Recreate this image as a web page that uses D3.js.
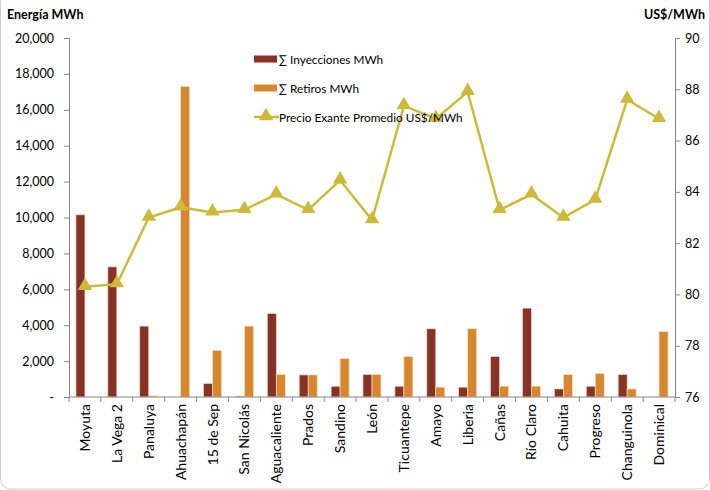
<!DOCTYPE html>
<html><head><meta charset="utf-8">
<script src="https://cdn.jsdelivr.net/npm/d3@7"></script>
<style>
html,body{margin:0;padding:0;background:#fff;}
svg{display:block;font-family:Lato,"Open Sans",sans-serif;}
</style></head>
<body>
<svg id="c" width="710" height="490"></svg>
<script>
const categories = ["Moyuta","La Vega 2","Panaluya","Ahuachapán","15 de Sep","San Nicolás","Aguacaliente","Prados","Sandino","León","Ticuantepe","Amayo","Liberia","Cañas","Río Claro","Cahuita","Progreso","Changuinola","Dominical"];
const inyecciones = [10150,7250,3950,0,750,50,4650,1230,600,1250,600,3800,550,2250,4950,450,600,1250,0];
const retiros = [0,0,60,17300,2600,3950,1250,1230,2150,1250,2250,550,3800,600,600,1250,1300,450,3650];
const precio = [80.3,80.4,83.0,83.4,83.2,83.3,83.9,83.3,84.45,82.9,87.35,86.85,87.9,83.3,83.9,83.0,83.7,87.6,86.85];
const leftTicks = [0,2000,4000,6000,8000,10000,12000,14000,16000,18000,20000];
const rightTicks = [76,78,80,82,84,86,88,90];
const seriesNames = ["∑ Inyecciones MWh","∑ Retiros MWh","Precio Exante Promedio US$/MWh"];
const colors = {iny:"#873224", ret:"#D7872E", line:"#CDBA3A", axis:"#868686"};

const svg = d3.select("#c");
const L=69, R=675, T=38, B=397;

// outer border
svg.append("rect").attr("x",0.5).attr("y",-8).attr("width",709).attr("height",497).attr("rx",10)
  .attr("fill","none").attr("stroke","#d0d0d0");

const x = d3.scaleBand().domain(categories).range([L,R]).paddingInner(0).paddingOuter(0);
const yL = d3.scaleLinear().domain([0,20000]).range([B,T]);
const yR = d3.scaleLinear().domain([76,90]).range([B,T]);
const bw = 9;

// bars
const g = svg.append("g");
g.selectAll(".iny").data(inyecciones).join("rect")
  .attr("x",(d,i)=>x(categories[i])+x.bandwidth()/2-bw)
  .attr("y",d=>yL(d)).attr("width",bw).attr("height",d=>B-yL(d))
  .attr("fill",colors.iny).attr("stroke",d=>d>0?"#f2d6cf":"none").attr("stroke-width",0.7);
g.selectAll(".ret").data(retiros).join("rect")
  .attr("x",(d,i)=>x(categories[i])+x.bandwidth()/2)
  .attr("y",d=>yL(d)).attr("width",bw).attr("height",d=>B-yL(d))
  .attr("fill",colors.ret).attr("stroke",d=>d>0?"#f6dfc4":"none").attr("stroke-width",0.7);

// axes
const fmt = d => d===0 ? "-" : d3.format(",")(d);
const ax = svg.append("g").attr("transform",`translate(${L},0)`)
  .call(d3.axisLeft(yL).tickValues(leftTicks).tickFormat(fmt).tickSize(5).tickPadding(7));
const axR = svg.append("g").attr("transform",`translate(${R},0)`)
  .call(d3.axisRight(yR).tickValues(rightTicks).tickFormat(d3.format("d")).tickSize(5).tickPadding(5));
[ax,axR].forEach(a=>{
  a.select(".domain").attr("stroke",colors.axis);
  a.selectAll(".tick line").attr("stroke",colors.axis);
  a.selectAll("text").attr("font-size",12.5).attr("fill","#000").attr("font-family","Lato,'Open Sans',sans-serif");
});
ax.selectAll(".tick text").attr("dx",-3);

// x axis
const xa = svg.append("g");
xa.append("line").attr("x1",L).attr("x2",R).attr("y1",B).attr("y2",B).attr("stroke",colors.axis);
const bounds = categories.map(c=>x(c)).concat([R]);
xa.selectAll(".xt").data(bounds).join("line")
  .attr("x1",d=>d).attr("x2",d=>d).attr("y1",B).attr("y2",B+5).attr("stroke",colors.axis);
xa.selectAll(".xl").data(categories).join("text")
  .attr("transform",d=>`translate(${x(d)+x.bandwidth()/2+5},${B+7}) rotate(-90)`)
  .attr("text-anchor","end").attr("font-size",14).text(d=>d);

// line
const line = d3.line().x((d,i)=>x(categories[i])+x.bandwidth()/2).y(d=>yR(d));
svg.append("path").datum(precio).attr("d",line).attr("fill","none")
  .attr("stroke",colors.line).attr("stroke-width",2.5);
const tri = d3.symbol().type(d3.symbolTriangle).size(90);
svg.selectAll(".mk").data(precio).join("path")
  .attr("transform",(d,i)=>`translate(${x(categories[i])+x.bandwidth()/2},${yR(d)-1})`)
  .attr("d",tri).attr("fill",colors.line);

// axis titles
svg.append("text").attr("x",7).attr("y",19).attr("font-weight","bold").attr("font-size",12.5).text("Energía MWh");
svg.append("text").attr("x",705).attr("y",19).attr("text-anchor","end").attr("font-weight","bold").attr("font-size",12.5).text("US$/MWh");

// legend
const lg = svg.append("g");
const ly = [59,88,117];
lg.append("rect").attr("x",254).attr("y",ly[0]-3.5).attr("width",23).attr("height",7).attr("fill",colors.iny);
lg.append("rect").attr("x",254).attr("y",ly[1]-3.5).attr("width",23).attr("height",7).attr("fill",colors.ret);
lg.append("line").attr("x1",254).attr("x2",279).attr("y1",ly[2]).attr("y2",ly[2]).attr("stroke",colors.line).attr("stroke-width",2.5);
lg.append("path").attr("transform",`translate(266,${ly[2]-1})`).attr("d",tri).attr("fill",colors.line);
lg.selectAll(".lt").data(seriesNames).join("text")
  .attr("x",279).attr("y",(d,i)=>ly[i]+4.5).attr("font-size",11.8).text(d=>d);
</script>
</body></html>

» TASK DESCRIPTION:
Write out the whole listing again, exactly, with no pictures.

» OUTPUT OF THE TASK:
Recreate this image as a web page that uses D3.js.
<!DOCTYPE html>
<html><head><meta charset="utf-8">
<script src="https://cdn.jsdelivr.net/npm/d3@7"></script>
<style>
html,body{margin:0;padding:0;background:#fff;}
svg{display:block;font-family:Lato,"Open Sans",sans-serif;}
</style></head>
<body>
<svg id="c" width="710" height="490"></svg>
<script>
const categories = ["Moyuta","La Vega 2","Panaluya","Ahuachapán","15 de Sep","San Nicolás","Aguacaliente","Prados","Sandino","León","Ticuantepe","Amayo","Liberia","Cañas","Río Claro","Cahuita","Progreso","Changuinola","Dominical"];
const inyecciones = [10150,7250,3950,0,750,50,4650,1230,600,1250,600,3800,550,2250,4950,450,600,1250,0];
const retiros = [0,0,60,17300,2600,3950,1250,1230,2150,1250,2250,550,3800,600,600,1250,1300,450,3650];
const precio = [80.3,80.4,83.0,83.4,83.2,83.3,83.9,83.3,84.45,82.9,87.35,86.85,87.9,83.3,83.9,83.0,83.7,87.6,86.85];
const leftTicks = [0,2000,4000,6000,8000,10000,12000,14000,16000,18000,20000];
const rightTicks = [76,78,80,82,84,86,88,90];
const seriesNames = ["∑ Inyecciones MWh","∑ Retiros MWh","Precio Exante Promedio US$/MWh"];
const colors = {iny:"#873224", ret:"#D7872E", line:"#CDBA3A", axis:"#868686"};

const svg = d3.select("#c");
const L=69, R=675, T=38, B=397;

// outer border
svg.append("rect").attr("x",0.5).attr("y",-8).attr("width",709).attr("height",497).attr("rx",10)
  .attr("fill","none").attr("stroke","#d0d0d0");

const x = d3.scaleBand().domain(categories).range([L,R]).paddingInner(0).paddingOuter(0);
const yL = d3.scaleLinear().domain([0,20000]).range([B,T]);
const yR = d3.scaleLinear().domain([76,90]).range([B,T]);
const bw = 9;

// bars
const g = svg.append("g");
g.selectAll(".iny").data(inyecciones).join("rect")
  .attr("x",(d,i)=>x(categories[i])+x.bandwidth()/2-bw)
  .attr("y",d=>yL(d)).attr("width",bw).attr("height",d=>B-yL(d))
  .attr("fill",colors.iny).attr("stroke",d=>d>0?"#f2d6cf":"none").attr("stroke-width",0.7);
g.selectAll(".ret").data(retiros).join("rect")
  .attr("x",(d,i)=>x(categories[i])+x.bandwidth()/2)
  .attr("y",d=>yL(d)).attr("width",bw).attr("height",d=>B-yL(d))
  .attr("fill",colors.ret).attr("stroke",d=>d>0?"#f6dfc4":"none").attr("stroke-width",0.7);

// axes
const fmt = d => d===0 ? "-" : d3.format(",")(d);
const ax = svg.append("g").attr("transform",`translate(${L},0)`)
  .call(d3.axisLeft(yL).tickValues(leftTicks).tickFormat(fmt).tickSize(5).tickPadding(7));
const axR = svg.append("g").attr("transform",`translate(${R},0)`)
  .call(d3.axisRight(yR).tickValues(rightTicks).tickFormat(d3.format("d")).tickSize(5).tickPadding(5));
[ax,axR].forEach(a=>{
  a.select(".domain").attr("stroke",colors.axis);
  a.selectAll(".tick line").attr("stroke",colors.axis);
  a.selectAll("text").attr("font-size",12.5).attr("fill","#000").attr("font-family","Lato,'Open Sans',sans-serif");
});
ax.selectAll(".tick text").attr("dx",-3);

// x axis
const xa = svg.append("g");
xa.append("line").attr("x1",L).attr("x2",R).attr("y1",B).attr("y2",B).attr("stroke",colors.axis);
const bounds = categories.map(c=>x(c)).concat([R]);
xa.selectAll(".xt").data(bounds).join("line")
  .attr("x1",d=>d).attr("x2",d=>d).attr("y1",B).attr("y2",B+5).attr("stroke",colors.axis);
xa.selectAll(".xl").data(categories).join("text")
  .attr("transform",d=>`translate(${x(d)+x.bandwidth()/2+5},${B+7}) rotate(-90)`)
  .attr("text-anchor","end").attr("font-size",14).text(d=>d);

// line
const line = d3.line().x((d,i)=>x(categories[i])+x.bandwidth()/2).y(d=>yR(d));
svg.append("path").datum(precio).attr("d",line).attr("fill","none")
  .attr("stroke",colors.line).attr("stroke-width",2.5);
const tri = d3.symbol().type(d3.symbolTriangle).size(90);
svg.selectAll(".mk").data(precio).join("path")
  .attr("transform",(d,i)=>`translate(${x(categories[i])+x.bandwidth()/2},${yR(d)-1})`)
  .attr("d",tri).attr("fill",colors.line);

// axis titles
svg.append("text").attr("x",7).attr("y",19).attr("font-weight","bold").attr("font-size",12.5).text("Energía MWh");
svg.append("text").attr("x",705).attr("y",19).attr("text-anchor","end").attr("font-weight","bold").attr("font-size",12.5).text("US$/MWh");

// legend
const lg = svg.append("g");
const ly = [59,88,117];
lg.append("rect").attr("x",254).attr("y",ly[0]-3.5).attr("width",23).attr("height",7).attr("fill",colors.iny);
lg.append("rect").attr("x",254).attr("y",ly[1]-3.5).attr("width",23).attr("height",7).attr("fill",colors.ret);
lg.append("line").attr("x1",254).attr("x2",279).attr("y1",ly[2]).attr("y2",ly[2]).attr("stroke",colors.line).attr("stroke-width",2.5);
lg.append("path").attr("transform",`translate(266,${ly[2]-1})`).attr("d",tri).attr("fill",colors.line);
lg.selectAll(".lt").data(seriesNames).join("text")
  .attr("x",279).attr("y",(d,i)=>ly[i]+4.5).attr("font-size",11.8).text(d=>d);
</script>
</body></html>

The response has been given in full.